Ich hatte schon lange das Gefühl, dass die aktuelle Klimadebatte ein Ausbund an Heuchelei ist. Ich könnte mich selbst schlagen dafür, dass ich nicht - wie der Zeit-Autor Jörg Burger - auf die Idee gekommen bin, sie mit dem Ablasshandel des Mittelalters in Verbindung zu bringen. Burger bezieht dies zwar nur auf einen speziellen Fall - das drohende Verbot der Plastiktüte - aber im Endeffekt lässt es sich beliebig erweitern. Um nicht wirklich aktiv werden zu müssen, reden alle vom Klima. Bereits das Reden bringt dieses wohlige "Seht her, ich tue was!" Gefühl in die Köpfe der Menschen und befreit von einem Großteil der Last. Einen weiteren großen Teil wird man los, wenn man irgendwelche kruden Vorschläge macht, die einen nicht betreffen - eine Steuer auf Flugtickets zum Beispiel. Oder mehr mit den Öffentlichen Verkehrsmitteln zu fahren, wenn man es selbst jeden Tag tut.
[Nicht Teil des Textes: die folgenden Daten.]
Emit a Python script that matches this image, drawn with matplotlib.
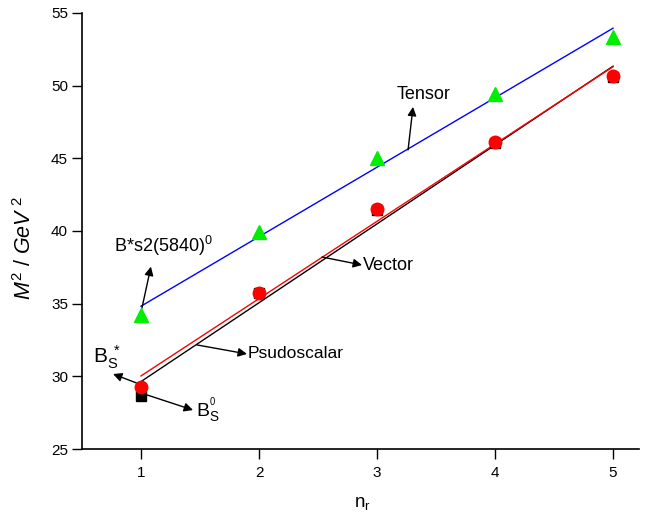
import numpy as np
import matplotlib
matplotlib.use("Agg")
import matplotlib.pyplot as plt

plt.rcParams['font.family'] = ['Liberation Sans', 'DejaVu Sans']
plt.rcParams['mathtext.fontset'] = 'custom'
plt.rcParams['mathtext.rm'] = 'Liberation Sans'
plt.rcParams['mathtext.it'] = 'Liberation Sans:italic'

n_r = [1, 2, 3, 4, 5]
tensor = [34.2, 39.93, 45.03, 49.43, 53.36]
vector = [29.27, 35.74, 41.52, 46.13, 50.67]
pseudoscalar = [28.65, 35.7, 41.45, 46.05, 50.6]
yticks = [25, 30, 35, 40, 45, 50, 55]
xticks = [1, 2, 3, 4, 5]

fig = plt.figure(figsize=(6.66, 5.25), dpi=100)
W, H = 666, 525
ax = fig.add_axes([82 / W, (H - 449) / H, (639 - 82) / W, (449 - 13) / H])

x = np.array(n_r, dtype=float)
xf = np.array([x.min(), x.max()])
for ys, col in [(pseudoscalar, 'black'), (vector, 'red'), (tensor, 'blue')]:
    p = np.polyfit(x, ys, 1)
    ax.plot(xf, np.polyval(p, xf), color=col, lw=1.0, zorder=2)

ax.plot(n_r, pseudoscalar, 's', color='black', ms=7, zorder=3)
ax.plot(n_r, vector, 'o', color='red', ms=9, mec='red', zorder=4)
ax.plot(n_r, tensor, '^', color='#00ee00', ms=9.5, mec='#00ee00', zorder=4)

ax.set_xlim(0.5, 5.22)
ax.set_ylim(25, 55)
ax.set_xticks(xticks)
ax.set_yticks(yticks)
ax.tick_params(direction='out', length=7, width=1, labelsize=11, pad=3)
ax.tick_params(axis='x', pad=5)
for s in ['top', 'right']:
    ax.spines[s].set_visible(False)
for s in ['left', 'bottom']:
    ax.spines[s].set_linewidth(1.2)

ax.set_xlabel(r'n$_\mathrm{r}$', fontsize=13.5)
ax.xaxis.set_label_coords((362 - 82) / 557, -(495 - 449) / 436)
ax.set_ylabel(r'$M^2$ / $GeV^{\ 2}$', fontsize=15.5)
ax.yaxis.set_label_coords(-(82 - 36) / 557, (449 - 248) / 436)

ap = dict(arrowstyle='-|>', color='black', lw=1.0, mutation_scale=13, shrinkA=0, shrinkB=0)

def arrow(tail, head):
    ax.annotate('', xy=head, xytext=tail, arrowprops=ap)

arrow((3.263, 45.58), (3.305, 48.54))
ax.text(3.398, 49.36, 'Tensor', fontsize=13, ha='center', va='center')

arrow((1.008, 34.7), (1.084, 37.55))
ax.text(0.77, 39.0, r'B*s2(5840)$^{0}$', fontsize=13, ha='left', va='center')

arrow((2.534, 38.21), (2.873, 37.66))
ax.text(2.88, 37.66, 'Vector', fontsize=13, ha='left', va='center')

arrow((1.475, 32.16), (1.898, 31.54))
ax.text(1.905, 31.6, 'Psudoscalar', fontsize=12.5, ha='left', va='center')

arrow((1.008, 29.4), (0.763, 30.16))
ax.text(0.59, 31.3, r'B$_\mathrm{S}^{\ *}$', fontsize=15, ha='left', va='center')

arrow((1.051, 28.72), (1.441, 27.68))
ax.text(1.47, 27.6, r'B$_\mathrm{S}^{{}^{0}}$', fontsize=14, ha='left', va='center')

fig.savefig('out.png', dpi=100)
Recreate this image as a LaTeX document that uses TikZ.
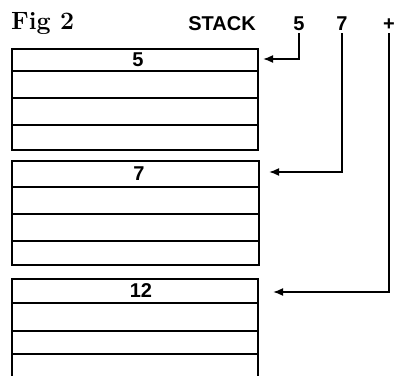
\documentclass[tikz,border=0pt]{standalone}
\usepackage{fontspec}
\setsansfont{Liberation Sans}
\usetikzlibrary{arrows.meta}

\tikzset{
  numtext/.style = {font=\sffamily\bfseries\fontsize{20}{20}\selectfont, inner sep=2pt},
  pointer/.style = {->, line width=1.7pt},
  block/.style = {line width=1.4pt}
}

\begin{document}
\begin{tikzpicture}[x = 1pt, y = 1pt, > = {Latex[length=10pt, width=8pt]}]

	\useasboundingbox (0, 0) rectangle (396, 375);

	% Heading
	
	\node [anchor = base west, font = \bfseries\fontsize{25}{25}\selectfont, inner sep = 0pt] (title) at (11, 345) {Fig 2};
	\node [numtext, anchor = base east] (stack) at (258, 344) {STACK};
	\node [numtext, anchor = base] (in5) at (299, 344) {5};
	\node [numtext, anchor = base] (in7) at (342, 344) {7};
	\node [numtext, anchor = base] (inplus) at (389, 344) {+};
	
	% Stack blocks
	
	\begin{scope}[block]
	
		\draw (12, 326) rectangle (258, 225);
		\foreach \y in {304, 277, 250}
			\draw (12, \y) -- (258, \y);
		
		\draw (12, 214) rectangle (259, 110);
		\foreach \y in {188, 161, 134}
			\draw (12, \y) -- (259, \y);
		
		\draw (12, -2) -- (12, 96) -- (258, 96) -- (258, -2);
		\foreach \y in {72, 44, 21}
			\draw (12, \y) -- (258, \y);
		
	\end{scope}
	
	\node [numtext] (top5) at (138, 315) {5};
	\node [numtext] (top7) at (139, 201) {7};
	\node [numtext] (top12) at (141, 84) {12};
	
	% Pointers
	
	\coordinate (tip5) at (263, 316);
	\coordinate (tip7) at (269, 203);
	\coordinate (tip12) at (273, 83);
	
	\draw [pointer] (in5.south) |- (tip5);
	\draw [pointer] (in7.south) |- (tip7);
	\draw [pointer] (inplus.south) |- (tip12);

\end{tikzpicture}
\end{document}
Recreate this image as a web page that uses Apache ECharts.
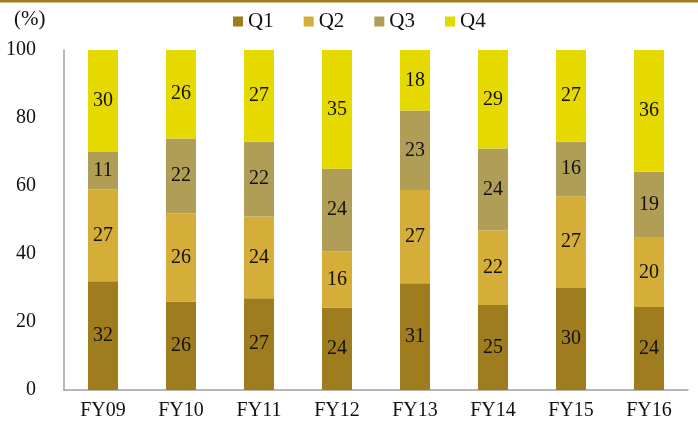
<!DOCTYPE html>
<html>
<head>
<meta charset="utf-8">
<script src="https://cdn.jsdelivr.net/npm/echarts@6/dist/echarts.min.js"></script>
<style>html,body{margin:0;padding:0;background:#fff}#c{width:698px;height:430px}</style>
</head>
<body>
<div id="c"></div>
<script>
const categories = ['FY09','FY10','FY11','FY12','FY13','FY14','FY15','FY16'];
const seriesNames = ['Q1','Q2','Q3','Q4'];
const q1 = [32, 26, 27, 24.3, 31.4, 25, 30, 24.4];
const q2 = [27, 26, 24, 16.4, 27.4, 22, 27, 20.4];
const q3 = [11, 22, 22, 24.4, 23.4, 24, 16, 19.4];
const q4 = [30, 26, 27, 34.9, 17.8, 29, 27, 35.8];
const yTicks = [0, 20, 40, 60, 80, 100];
const colors = ['#9f7d1f', '#d5ae3a', '#b19e56', '#e6d900'];
const font = 'Liberation Serif';

const chart = echarts.init(document.getElementById('c'));
const data = [q1, q2, q3, q4];
chart.setOption({
  animation: false,
  textStyle: { fontFamily: font },
  graphic: [
    { type: 'rect', shape: { x: 0, y: 0, width: 698, height: 2.5 }, style: { fill: '#9f7d1f' } },
    { type: 'text', left: 14, top: 9, style: { text: '(%)', font: '21px "Liberation Serif"', fill: '#111' } }
  ],
  legend: {
    top: 6, left: 228,
    itemWidth: 10, itemHeight: 10, itemGap: 30,
    icon: 'rect',
    textStyle: { fontFamily: font, fontSize: 21, color: '#111' },
    data: seriesNames
  },
  grid: { left: 64, right: 10, top: 50, bottom: 40 },
  xAxis: {
    type: 'category', data: categories,
    axisLine: { lineStyle: { color: '#a0a0a0', width: 1.5 } },
    axisTick: { show: false },
    axisLabel: { fontFamily: font, fontSize: 20, color: '#111', margin: 11 }
  },
  yAxis: {
    type: 'value', min: 0, max: 100, interval: 20,
    axisLine: { show: true, lineStyle: { color: '#a0a0a0', width: 1.5 } },
    axisTick: { show: false },
    splitLine: { show: false },
    axisLabel: { fontFamily: font, fontSize: 20, color: '#111', margin: 28,
      formatter: v => yTicks.includes(v) ? String(v) : '' }
  },
  series: seriesNames.map((n, i) => ({
    name: n, type: 'bar', stack: 'all',
    barWidth: 30,
    itemStyle: { color: colors[i] },
    label: { show: true, position: 'inside', fontFamily: font, fontSize: 20, color: '#111',
      formatter: p => String(Math.round(p.value)) },
    data: data[i]
  }))
});
</script>
</body>
</html>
Um zurück auf das Plastiktütenbeispiel zu kommen: eine Plastiktüte ist nicht umweltschädlicher als eine Papiertüte, wahrscheinlich sogar umweltschonender. Dieses Paradoxon liegt in den Kosten der Herstellung begraben; für beide wird fast gleich viel Energie aufgewandt. Während aber die Plastiktüten mehrfach benutzbar sind, wirft man die Papiertüte nach Einmalgebrauch meist weg.
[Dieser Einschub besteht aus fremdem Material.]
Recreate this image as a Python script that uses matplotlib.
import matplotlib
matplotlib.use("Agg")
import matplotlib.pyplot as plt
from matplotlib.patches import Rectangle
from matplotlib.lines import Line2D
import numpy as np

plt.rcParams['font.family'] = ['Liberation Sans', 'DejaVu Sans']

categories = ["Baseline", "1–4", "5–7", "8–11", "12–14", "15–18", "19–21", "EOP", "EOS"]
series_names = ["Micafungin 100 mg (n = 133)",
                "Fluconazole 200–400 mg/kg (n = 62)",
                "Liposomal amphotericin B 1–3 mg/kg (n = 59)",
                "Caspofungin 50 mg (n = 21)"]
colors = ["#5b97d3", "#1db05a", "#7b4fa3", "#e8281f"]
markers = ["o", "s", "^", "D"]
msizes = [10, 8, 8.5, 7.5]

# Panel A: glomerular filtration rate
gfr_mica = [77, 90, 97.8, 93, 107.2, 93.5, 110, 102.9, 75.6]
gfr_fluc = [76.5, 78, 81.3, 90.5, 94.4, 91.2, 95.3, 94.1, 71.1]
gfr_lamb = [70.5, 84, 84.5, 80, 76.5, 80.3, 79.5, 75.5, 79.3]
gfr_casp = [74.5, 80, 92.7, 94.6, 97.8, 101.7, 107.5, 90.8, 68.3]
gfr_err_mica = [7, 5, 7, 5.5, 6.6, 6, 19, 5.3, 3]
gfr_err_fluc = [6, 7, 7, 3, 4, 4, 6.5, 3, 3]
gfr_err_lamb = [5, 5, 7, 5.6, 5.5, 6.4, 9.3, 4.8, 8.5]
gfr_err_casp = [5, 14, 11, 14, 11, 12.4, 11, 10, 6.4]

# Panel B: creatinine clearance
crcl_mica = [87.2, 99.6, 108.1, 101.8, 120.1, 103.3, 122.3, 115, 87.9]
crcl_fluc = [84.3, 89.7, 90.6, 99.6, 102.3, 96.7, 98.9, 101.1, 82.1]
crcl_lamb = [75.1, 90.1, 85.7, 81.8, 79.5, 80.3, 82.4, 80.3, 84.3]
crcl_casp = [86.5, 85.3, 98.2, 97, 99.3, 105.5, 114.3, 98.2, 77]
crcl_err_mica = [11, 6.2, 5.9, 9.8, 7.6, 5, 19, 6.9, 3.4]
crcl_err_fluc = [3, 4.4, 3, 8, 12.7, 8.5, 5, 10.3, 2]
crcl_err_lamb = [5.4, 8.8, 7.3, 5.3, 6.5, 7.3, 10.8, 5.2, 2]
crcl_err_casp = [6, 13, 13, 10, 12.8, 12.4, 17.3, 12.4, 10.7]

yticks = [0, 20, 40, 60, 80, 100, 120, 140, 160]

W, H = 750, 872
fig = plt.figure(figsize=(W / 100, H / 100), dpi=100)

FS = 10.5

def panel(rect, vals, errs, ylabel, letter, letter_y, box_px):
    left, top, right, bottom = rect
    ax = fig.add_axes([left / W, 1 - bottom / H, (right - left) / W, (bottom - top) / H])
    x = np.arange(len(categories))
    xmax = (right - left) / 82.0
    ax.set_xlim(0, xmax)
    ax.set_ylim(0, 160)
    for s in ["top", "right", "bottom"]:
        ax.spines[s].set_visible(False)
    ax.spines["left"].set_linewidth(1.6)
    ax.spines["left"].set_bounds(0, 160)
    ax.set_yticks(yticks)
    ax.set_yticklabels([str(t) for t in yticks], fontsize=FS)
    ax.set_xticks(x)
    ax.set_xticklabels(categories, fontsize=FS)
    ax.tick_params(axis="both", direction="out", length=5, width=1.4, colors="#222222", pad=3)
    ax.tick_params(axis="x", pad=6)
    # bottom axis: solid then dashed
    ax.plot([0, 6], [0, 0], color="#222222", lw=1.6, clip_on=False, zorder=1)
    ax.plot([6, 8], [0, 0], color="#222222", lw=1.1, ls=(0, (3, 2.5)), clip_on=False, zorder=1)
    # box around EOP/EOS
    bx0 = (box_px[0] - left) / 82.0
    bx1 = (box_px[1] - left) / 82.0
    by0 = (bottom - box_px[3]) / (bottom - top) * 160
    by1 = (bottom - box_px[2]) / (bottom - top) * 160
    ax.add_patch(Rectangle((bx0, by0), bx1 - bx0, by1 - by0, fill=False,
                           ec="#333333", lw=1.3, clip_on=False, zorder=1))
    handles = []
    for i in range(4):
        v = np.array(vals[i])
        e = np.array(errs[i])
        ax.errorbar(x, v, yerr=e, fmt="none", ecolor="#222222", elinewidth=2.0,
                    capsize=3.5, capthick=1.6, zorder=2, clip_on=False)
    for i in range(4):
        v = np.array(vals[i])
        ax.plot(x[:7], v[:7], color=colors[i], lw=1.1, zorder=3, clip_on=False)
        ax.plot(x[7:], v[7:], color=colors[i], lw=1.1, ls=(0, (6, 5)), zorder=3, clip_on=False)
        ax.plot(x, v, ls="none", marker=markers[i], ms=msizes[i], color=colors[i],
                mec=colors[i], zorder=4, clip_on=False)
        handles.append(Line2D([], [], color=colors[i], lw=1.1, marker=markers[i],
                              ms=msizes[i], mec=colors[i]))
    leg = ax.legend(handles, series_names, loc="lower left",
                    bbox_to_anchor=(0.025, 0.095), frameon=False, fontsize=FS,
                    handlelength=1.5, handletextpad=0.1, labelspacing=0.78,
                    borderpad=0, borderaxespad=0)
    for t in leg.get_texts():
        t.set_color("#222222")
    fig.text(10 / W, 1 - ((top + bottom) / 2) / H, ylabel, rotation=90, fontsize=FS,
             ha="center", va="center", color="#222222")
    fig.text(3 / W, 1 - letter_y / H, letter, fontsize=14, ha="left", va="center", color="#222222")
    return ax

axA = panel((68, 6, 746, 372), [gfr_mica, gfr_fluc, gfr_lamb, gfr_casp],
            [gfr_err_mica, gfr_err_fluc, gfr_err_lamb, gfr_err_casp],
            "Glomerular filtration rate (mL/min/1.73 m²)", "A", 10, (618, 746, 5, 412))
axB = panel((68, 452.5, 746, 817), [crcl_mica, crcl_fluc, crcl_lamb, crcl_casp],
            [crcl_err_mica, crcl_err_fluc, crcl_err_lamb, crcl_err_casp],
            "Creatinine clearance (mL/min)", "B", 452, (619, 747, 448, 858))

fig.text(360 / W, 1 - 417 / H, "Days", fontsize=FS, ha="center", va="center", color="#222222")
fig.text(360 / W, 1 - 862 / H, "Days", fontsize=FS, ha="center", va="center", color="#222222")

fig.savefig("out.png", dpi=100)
Genauso steht es in der großen Politik: statt Emissionen zu beschränken, indem neue Filter in Kamine eingebaut oder der Schadstoffausstoß der Autos begrenzt wird, werden Randbereiche wie der Flugverkehr eingebracht und zur Chefsache erklärt. Dadurch beruhigt man nicht nur das eigene Gewissen, sondern vor allem das der Wähler. Ist doch toll. Nur bringt es keinen Schritt weiter.
Es gäbe da noch sehr viel mehr Möglichkeiten. Zum Beispiel eine umfassende Isolation von Altbauten oder Abriss und Neubau, wenn das bei der Substanz nicht mehr lohnt. Auch gibt es in vielen Städten bis heute alte Sozialbauten, wo noch mit Köhle, Holz und Öl oder Nachtspeicher- Elektroheizungen geheizt wird statt mit Zentralheizung. Ebenso der Unsinn mit Durchlauferhitzern, mit Strom, bei dem schon Wärme entsteht, erneut Wärme zu erzeugen, gleiches bei Herden, wo Induktionsfelder sparsamer wären. Oder nimm nur eine Umstellung von Lichtschaltern auf Bewegungssensoren mit "Hold"-Taste, Wärmetauscher bei der Frischluftzufuhr etc.pp. Aber das kostet halt alles, genauso wie Strom und öffentliche Verkehrsmittel. Da man aber immer weiter die Zügel aus der Hand in die gierigen Griffel der Privatwirtschaft und Heuschrecken-Investoren geht, macht man an sich eine durch und durch schizophrene Politik, die nur ein Ziel hat: die Massen mit dämlichem Aktionismus beruhigen und für Wachstum und Rendite so weitermachen wie bisher.